■ **Written task**:
Retype exactly what runs from the first line of the data to the line with "Chart.register(...registerables);", keeping both of those lines and skipping pictures.

■ **Available data**:

---------------

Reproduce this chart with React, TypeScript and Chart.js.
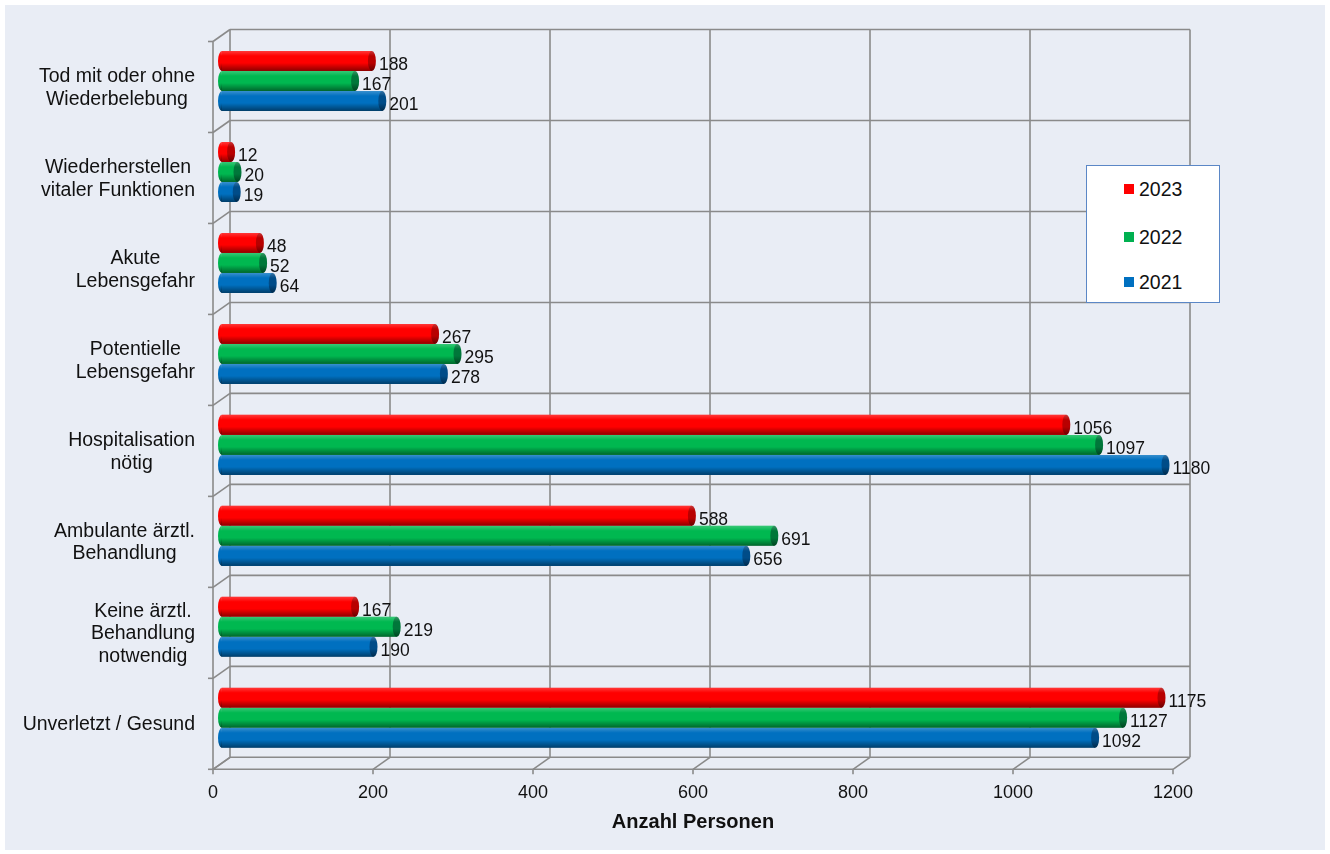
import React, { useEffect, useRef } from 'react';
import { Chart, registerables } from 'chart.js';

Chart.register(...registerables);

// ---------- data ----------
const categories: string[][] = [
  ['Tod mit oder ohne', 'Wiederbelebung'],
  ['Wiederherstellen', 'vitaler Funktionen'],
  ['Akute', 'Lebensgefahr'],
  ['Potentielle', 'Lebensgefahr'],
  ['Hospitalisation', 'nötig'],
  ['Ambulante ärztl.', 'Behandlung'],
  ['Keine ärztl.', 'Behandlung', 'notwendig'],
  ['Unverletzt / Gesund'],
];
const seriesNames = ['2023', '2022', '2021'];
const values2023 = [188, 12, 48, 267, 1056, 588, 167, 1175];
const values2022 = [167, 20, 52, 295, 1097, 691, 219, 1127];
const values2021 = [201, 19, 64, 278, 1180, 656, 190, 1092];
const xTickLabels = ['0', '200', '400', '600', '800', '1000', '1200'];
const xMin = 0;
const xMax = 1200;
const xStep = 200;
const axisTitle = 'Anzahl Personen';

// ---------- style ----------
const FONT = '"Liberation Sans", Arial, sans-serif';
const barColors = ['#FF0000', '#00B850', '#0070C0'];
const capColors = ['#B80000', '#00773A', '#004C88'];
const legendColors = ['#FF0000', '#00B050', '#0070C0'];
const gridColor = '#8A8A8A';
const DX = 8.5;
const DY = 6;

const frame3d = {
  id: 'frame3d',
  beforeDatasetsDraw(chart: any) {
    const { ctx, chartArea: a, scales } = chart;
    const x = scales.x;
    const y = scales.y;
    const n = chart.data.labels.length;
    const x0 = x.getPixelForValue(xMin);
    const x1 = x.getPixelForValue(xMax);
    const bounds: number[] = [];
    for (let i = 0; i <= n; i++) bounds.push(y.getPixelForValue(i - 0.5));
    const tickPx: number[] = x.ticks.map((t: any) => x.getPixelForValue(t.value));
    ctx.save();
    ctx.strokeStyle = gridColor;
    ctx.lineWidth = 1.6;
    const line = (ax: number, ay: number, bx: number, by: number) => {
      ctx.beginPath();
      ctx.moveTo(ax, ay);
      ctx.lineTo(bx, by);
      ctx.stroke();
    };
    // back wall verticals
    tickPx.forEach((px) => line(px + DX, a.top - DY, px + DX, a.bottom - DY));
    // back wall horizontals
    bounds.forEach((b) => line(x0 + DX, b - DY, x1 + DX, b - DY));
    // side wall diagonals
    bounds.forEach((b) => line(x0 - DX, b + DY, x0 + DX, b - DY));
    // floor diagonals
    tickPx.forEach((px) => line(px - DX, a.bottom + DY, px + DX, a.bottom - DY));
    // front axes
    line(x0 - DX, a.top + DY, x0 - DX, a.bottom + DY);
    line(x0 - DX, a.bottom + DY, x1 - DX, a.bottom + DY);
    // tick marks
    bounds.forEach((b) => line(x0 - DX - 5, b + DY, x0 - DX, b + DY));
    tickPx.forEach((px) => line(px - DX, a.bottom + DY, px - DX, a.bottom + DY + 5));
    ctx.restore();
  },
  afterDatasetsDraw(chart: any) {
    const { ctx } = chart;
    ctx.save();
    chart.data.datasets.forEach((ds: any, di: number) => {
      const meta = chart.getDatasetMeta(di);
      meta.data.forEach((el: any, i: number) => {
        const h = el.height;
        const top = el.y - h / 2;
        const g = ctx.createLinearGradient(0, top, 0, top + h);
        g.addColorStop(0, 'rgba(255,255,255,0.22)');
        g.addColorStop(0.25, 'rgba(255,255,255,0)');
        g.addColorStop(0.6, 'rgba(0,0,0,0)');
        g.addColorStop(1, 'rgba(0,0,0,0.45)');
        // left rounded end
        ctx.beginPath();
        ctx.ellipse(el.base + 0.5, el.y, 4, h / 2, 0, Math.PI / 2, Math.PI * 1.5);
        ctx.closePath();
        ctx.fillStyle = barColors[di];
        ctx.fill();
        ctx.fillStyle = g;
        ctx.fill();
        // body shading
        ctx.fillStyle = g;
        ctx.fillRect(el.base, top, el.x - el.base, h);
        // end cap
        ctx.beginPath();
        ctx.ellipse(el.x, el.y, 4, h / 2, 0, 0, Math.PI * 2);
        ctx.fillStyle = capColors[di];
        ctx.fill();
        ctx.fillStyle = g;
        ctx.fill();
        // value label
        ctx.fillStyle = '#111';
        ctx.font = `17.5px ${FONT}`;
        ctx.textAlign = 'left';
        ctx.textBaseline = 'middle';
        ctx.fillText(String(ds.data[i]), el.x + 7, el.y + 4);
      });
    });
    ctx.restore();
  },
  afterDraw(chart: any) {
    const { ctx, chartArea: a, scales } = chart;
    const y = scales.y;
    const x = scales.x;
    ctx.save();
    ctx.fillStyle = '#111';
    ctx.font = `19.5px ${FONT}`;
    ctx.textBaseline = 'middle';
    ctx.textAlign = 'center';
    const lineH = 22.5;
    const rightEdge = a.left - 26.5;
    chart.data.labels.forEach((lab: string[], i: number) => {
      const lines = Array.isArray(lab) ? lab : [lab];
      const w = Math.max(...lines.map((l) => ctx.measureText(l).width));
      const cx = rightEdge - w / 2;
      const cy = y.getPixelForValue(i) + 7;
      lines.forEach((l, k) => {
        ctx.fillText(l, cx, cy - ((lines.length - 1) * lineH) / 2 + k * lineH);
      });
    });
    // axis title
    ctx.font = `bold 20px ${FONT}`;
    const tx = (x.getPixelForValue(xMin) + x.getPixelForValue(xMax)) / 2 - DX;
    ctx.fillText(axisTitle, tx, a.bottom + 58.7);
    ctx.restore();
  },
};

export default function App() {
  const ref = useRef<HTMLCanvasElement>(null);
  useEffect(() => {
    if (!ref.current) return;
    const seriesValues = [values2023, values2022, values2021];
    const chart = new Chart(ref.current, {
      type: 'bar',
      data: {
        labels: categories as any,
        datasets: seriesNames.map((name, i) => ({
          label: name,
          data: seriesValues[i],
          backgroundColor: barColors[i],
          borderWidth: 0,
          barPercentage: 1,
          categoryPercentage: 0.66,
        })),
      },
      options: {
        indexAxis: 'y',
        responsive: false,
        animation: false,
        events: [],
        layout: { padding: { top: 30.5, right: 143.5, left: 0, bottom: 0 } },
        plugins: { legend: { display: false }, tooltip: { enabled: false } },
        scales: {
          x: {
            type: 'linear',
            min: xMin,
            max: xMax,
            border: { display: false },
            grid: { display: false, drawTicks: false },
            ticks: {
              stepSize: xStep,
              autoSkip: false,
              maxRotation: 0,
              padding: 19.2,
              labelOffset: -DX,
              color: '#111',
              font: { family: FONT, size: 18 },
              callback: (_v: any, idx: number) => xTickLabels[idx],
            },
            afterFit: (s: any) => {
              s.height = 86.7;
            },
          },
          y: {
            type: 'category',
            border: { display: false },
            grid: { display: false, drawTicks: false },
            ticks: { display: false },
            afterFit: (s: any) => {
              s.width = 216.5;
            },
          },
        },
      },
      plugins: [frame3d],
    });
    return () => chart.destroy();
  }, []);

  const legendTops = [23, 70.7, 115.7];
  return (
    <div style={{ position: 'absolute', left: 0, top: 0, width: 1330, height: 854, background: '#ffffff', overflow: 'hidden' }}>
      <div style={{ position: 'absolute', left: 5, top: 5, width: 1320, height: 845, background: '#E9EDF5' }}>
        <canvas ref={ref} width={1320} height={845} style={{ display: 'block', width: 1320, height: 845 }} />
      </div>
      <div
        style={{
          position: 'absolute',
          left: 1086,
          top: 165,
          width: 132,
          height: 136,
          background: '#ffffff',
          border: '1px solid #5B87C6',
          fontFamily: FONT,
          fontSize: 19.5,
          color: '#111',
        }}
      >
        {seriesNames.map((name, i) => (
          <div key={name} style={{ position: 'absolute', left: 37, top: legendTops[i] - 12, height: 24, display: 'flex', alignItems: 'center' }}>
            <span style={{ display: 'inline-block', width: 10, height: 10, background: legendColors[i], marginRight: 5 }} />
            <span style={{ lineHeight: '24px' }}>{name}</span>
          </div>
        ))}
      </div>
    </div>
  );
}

---------------

■ **Answer to this problem**:
Reproduce this chart with React, TypeScript and Chart.js.
import React, { useEffect, useRef } from 'react';
import { Chart, registerables } from 'chart.js';

Chart.register(...registerables);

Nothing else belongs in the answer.